Marius Kloppers, who today announced his intention to resign as CEO of mining firm BHP Billiton, leaves behind a formidable legacy in both mining and politics as head of a firm that campaigned for a scaled-down minerals resource rent tax.
Kloppers will retire as CEO in May this year and will be succeeded by BHP Billiton’s Chief Executive Non-Ferrous, Andrew Mackenzie.
BHP Billiton also today reported results for the half year ended December 31 2012 including Underlying EBIT (earnings before interest and taxes) of US$9.8 billion.
Kloppers said in a statement released by the firm that “deciding the right time to retire was never going to be easy.”
“However after almost 20 years with BHP Billiton, 12 as a senior executive and nearly six as CEO, I believe now is the right time to pass the leadership baton,” he said.
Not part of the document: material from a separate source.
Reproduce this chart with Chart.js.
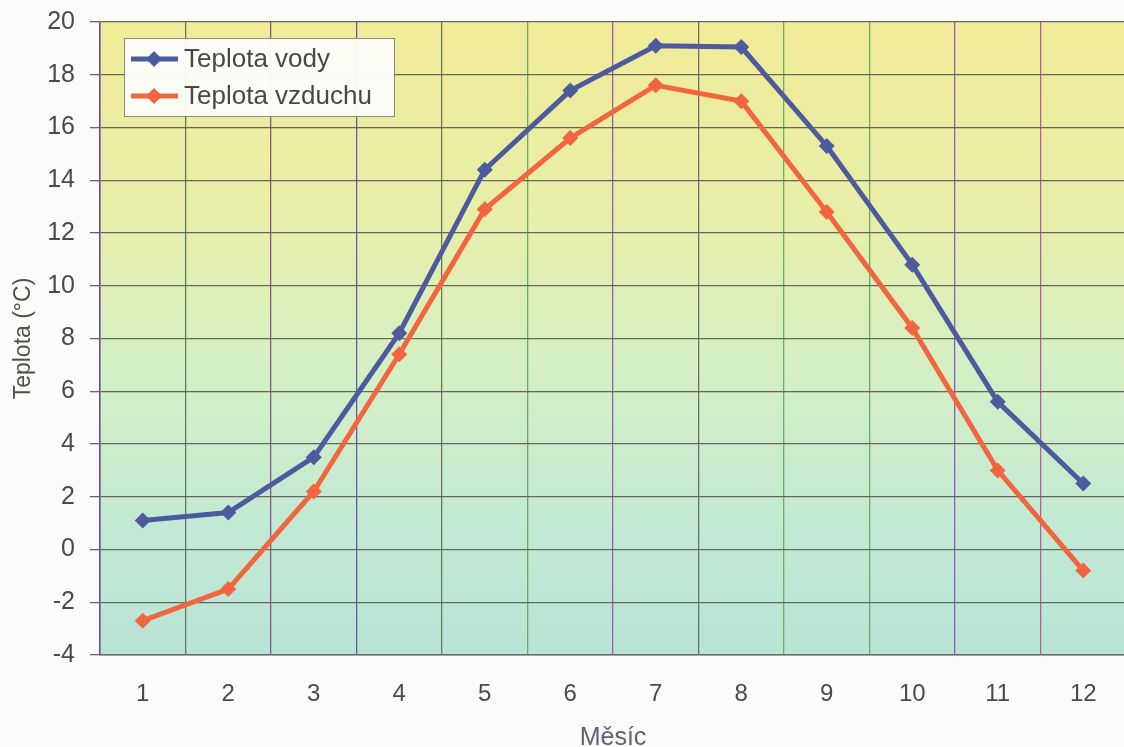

“I am very proud of the achievements of our Company and our people. One of the first decisions I made when I became CEO was to bring Andrew into BHP Billiton, and I look forward to working closely with him, the Board and the management team during the transition.”
Professor Roy Green, Dean of the Business School at the University of Technology Sydney, said the resignation was not completely unexpected.
“What BHP was looking for was a seamless transition which would reinforce its place as a leading global company in the resources space. It obviously has strong interests in Australia but is expanding into many other countries,” said Professor Green.
“Kloppers managed BHP in an important time of transition for the company and his legacy will be a formidable one in terms of market return and new ventures.”
Kloppers also led BHP at a time when mining was deeply political, and miners were seen as key players in negotiations that led to Prime Minister Julia Gillard and her deputy Wayne Swan watering down former Prime Minister Kevin Rudd’s envisioned mining tax.
“They were very clear about the interests of the company and managed to leverage a result for the resource rent tax that ensured that little tax would ever be paid. That’s a tribute to the negotiating skills of the company and their lawyers but doesn’t reflect too well on the leading politicians of the day,” said Professor Green.
“Ultimately, while good for BHP shareholders, it leaves a taint for the Australian population who would have hoped to benefit more clearly from the huge boom in both our commodity prices and future export income.”
Professor John Warhurst, Adjunct Professor of Australian Politics at the Australian National University said that big miners including BHP “have collaborated with the government and made sure the government has accommodated their interests.”
“That was reflected in the revision of the mining tax by Gillard and Swan, which was generally seen as being concluded to the big miners’ satisfaction,” he said.
Associate Professor Sam Wylie, Principal Fellow of the Melbourne Business School, said Kloppers’ decision to retire was not surprising and he would leave a mixed legacy.
“He has decentralised the business, which is good. And he has improved the project selection process, which BHP has had much trouble with in the past,” he said.
“[However], BHP had a disaster with their briquetted iron in the Pilbara where they lost about $4 billion. And then they had the disaster in Ravensthorpe with their nickel production facility.”
Dr Wylie said Kloppers “hasn’t really driven cost-cutting forward as rapidly as people would hoped as his record with acquisitions has been poor.”
“He wasn’t able to pull off the merger with Rio Tinto, which was ill-conceived right from the start. He wasn’t able to take over the Potash company. And BHP bought a lot of gas assets in the US and paid far too much for them,” said Dr Wylie.
“Although, he shouldn’t be blamed too much for that; no one knew what was going to happen to gas prices in the US.”